[TASK PROMPT]:
Print, word for word, the opening line of the data below and every line after it through the line that contains "const trendData = categories.map((c, i)", but not the pictures.

begin GIVEN DATA

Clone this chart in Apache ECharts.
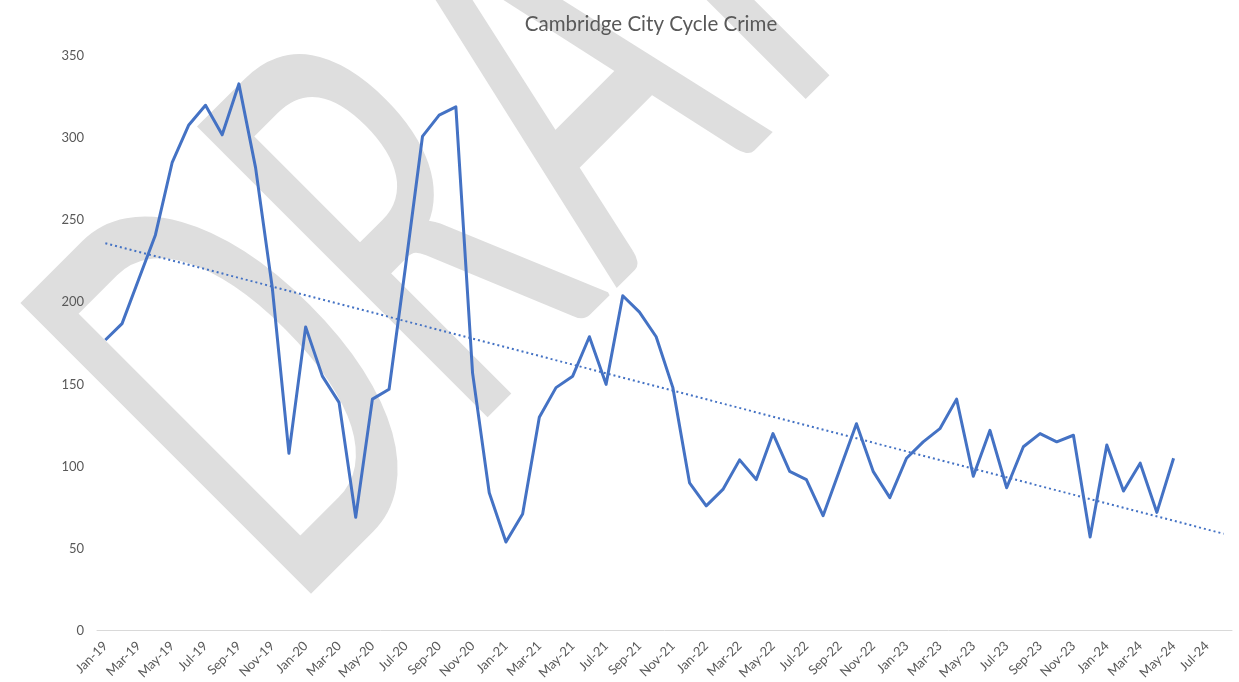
<!DOCTYPE html>
<html>
<head>
<meta charset="utf-8">
<script src="https://cdn.jsdelivr.net/npm/echarts@6/dist/echarts.min.js"></script>
<style>
  html, body { margin: 0; padding: 0; background: #fff; }
  #main { width: 1239px; height: 682px; }
</style>
</head>
<body>
<div id="main"></div>
<script>
// months on the axis, Jan-19 .. Aug-24
const months = ['Jan','Feb','Mar','Apr','May','Jun','Jul','Aug','Sep','Oct','Nov','Dec'];
const categories = [];
for (let y = 19; y <= 24; y++) {
  for (let m = 0; m < 12; m++) {
    if (y === 24 && m > 7) break;
    categories.push(months[m] + '-' + y);
  }
}

// monthly cycle crime counts, Jan-19 .. May-24
const crimes = [
  177, 187, 214, 241, 285, 308, 320, 302, 333, 282, 209, 108,
  185, 155, 139, 69, 141, 147, 223, 301, 314, 319, 157, 84,
  54, 71, 130, 148, 155, 179, 150, 204, 194, 179, 148, 90,
  76, 86, 104, 92, 120, 97, 92, 70, 98, 126, 97, 81,
  105, 115, 123, 141, 94, 122, 87, 112, 120, 115, 119, 57,
  113, 85, 102, 72, 105
];

// linear trendline ends (Jan-19 and Aug-24)
const trendStart = 236;
const trendEnd = 59;

// watermark letters and their centres along the slanted baseline
const markLetters = ['D', 'R', 'A', 'F', 'T'];
const markCentres = [104, 332, 552, 772, 960];

const crimeData = categories.map((c, i) => i < crimes.length ? crimes[i] : null);
const trendData = categories.map((c, i) => i === 0 ? trendStart : (i === categories.length - 1 ? trendEnd : null));

const chart = echarts.init(document.getElementById('main'));

const option = {
  animation: false,
  backgroundColor: '#fff',
  title: {
    text: 'Cambridge City Cycle Crime',
    left: 646,
    top: 9,
    textAlign: 'center',
    textStyle: { fontFamily: 'Lato', fontSize: 20.5, fontWeight: 'normal', color: '#595959' }
  },
  graphic: [{
    type: 'group',
    x: 300,
    y: 596,
    rotation: Math.PI / 4,
    z: -10,
    silent: true,
    children: markLetters.map((ch, i) => ({
      type: 'text',
      x: markCentres[i],
      y: 105,
      scaleX: 0.57,
      style: {
        text: ch,
        font: 'normal 568px Lato',
        fill: '#dedede',
        stroke: '#dedede',
        lineWidth: 4,
        lineJoin: 'round',
        align: 'center',
        verticalAlign: 'bottom'
      }
    }))
  }],
  grid: { left: 97, right: 7, top: 56, bottom: 51, containLabel: false },
  xAxis: {
    type: 'category',
    data: categories,
    boundaryGap: true,
    axisLine: { lineStyle: { color: '#d9d9d9', width: 1 } },
    axisTick: { interval: 1, length: 5, lineStyle: { color: '#d9d9d9' } },
    axisLabel: {
      interval: 1,
      rotate: 45,
      margin: 13,
      color: '#595959',
      fontFamily: 'Lato',
      fontSize: 13
    },
    splitLine: { show: false }
  },
  yAxis: {
    type: 'value',
    min: 0,
    max: 350,
    interval: 50,
    axisLine: { show: false },
    axisTick: { show: false },
    axisLabel: { color: '#595959', fontFamily: 'Lato', fontSize: 13, margin: 13 },
    splitLine: { show: false }
  },
  series: [
    {
      name: 'Cycle crime',
      type: 'line',
      data: crimeData,
      symbol: 'none',
      lineStyle: { color: '#4472C4', width: 3, join: 'round' },
      z: 3
    },
    {
      name: 'Trend',
      type: 'line',
      data: trendData,
      connectNulls: true,
      symbol: 'none',
      lineStyle: { color: '#4472C4', width: 2, type: [2, 3] },
      z: 2
    }
  ]
};

chart.setOption(option);
</script>
</body>
</html>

end GIVEN DATA

[ANSWER TO THE TASK]:
Clone this chart in Apache ECharts.
<!DOCTYPE html>
<html>
<head>
<meta charset="utf-8">
<script src="https://cdn.jsdelivr.net/npm/echarts@6/dist/echarts.min.js"></script>
<style>
  html, body { margin: 0; padding: 0; background: #fff; }
  #main { width: 1239px; height: 682px; }
</style>
</head>
<body>
<div id="main"></div>
<script>
// months on the axis, Jan-19 .. Aug-24
const months = ['Jan','Feb','Mar','Apr','May','Jun','Jul','Aug','Sep','Oct','Nov','Dec'];
const categories = [];
for (let y = 19; y <= 24; y++) {
  for (let m = 0; m < 12; m++) {
    if (y === 24 && m > 7) break;
    categories.push(months[m] + '-' + y);
  }
}

// monthly cycle crime counts, Jan-19 .. May-24
const crimes = [
  177, 187, 214, 241, 285, 308, 320, 302, 333, 282, 209, 108,
  185, 155, 139, 69, 141, 147, 223, 301, 314, 319, 157, 84,
  54, 71, 130, 148, 155, 179, 150, 204, 194, 179, 148, 90,
  76, 86, 104, 92, 120, 97, 92, 70, 98, 126, 97, 81,
  105, 115, 123, 141, 94, 122, 87, 112, 120, 115, 119, 57,
  113, 85, 102, 72, 105
];

// linear trendline ends (Jan-19 and Aug-24)
const trendStart = 236;
const trendEnd = 59;

// watermark letters and their centres along the slanted baseline
const markLetters = ['D', 'R', 'A', 'F', 'T'];
const markCentres = [104, 332, 552, 772, 960];

const crimeData = categories.map((c, i) => i < crimes.length ? crimes[i] : null);
const trendData = categories.map((c, i) => i === 0 ? trendStart : (i === categories.length - 1 ? trendEnd : null));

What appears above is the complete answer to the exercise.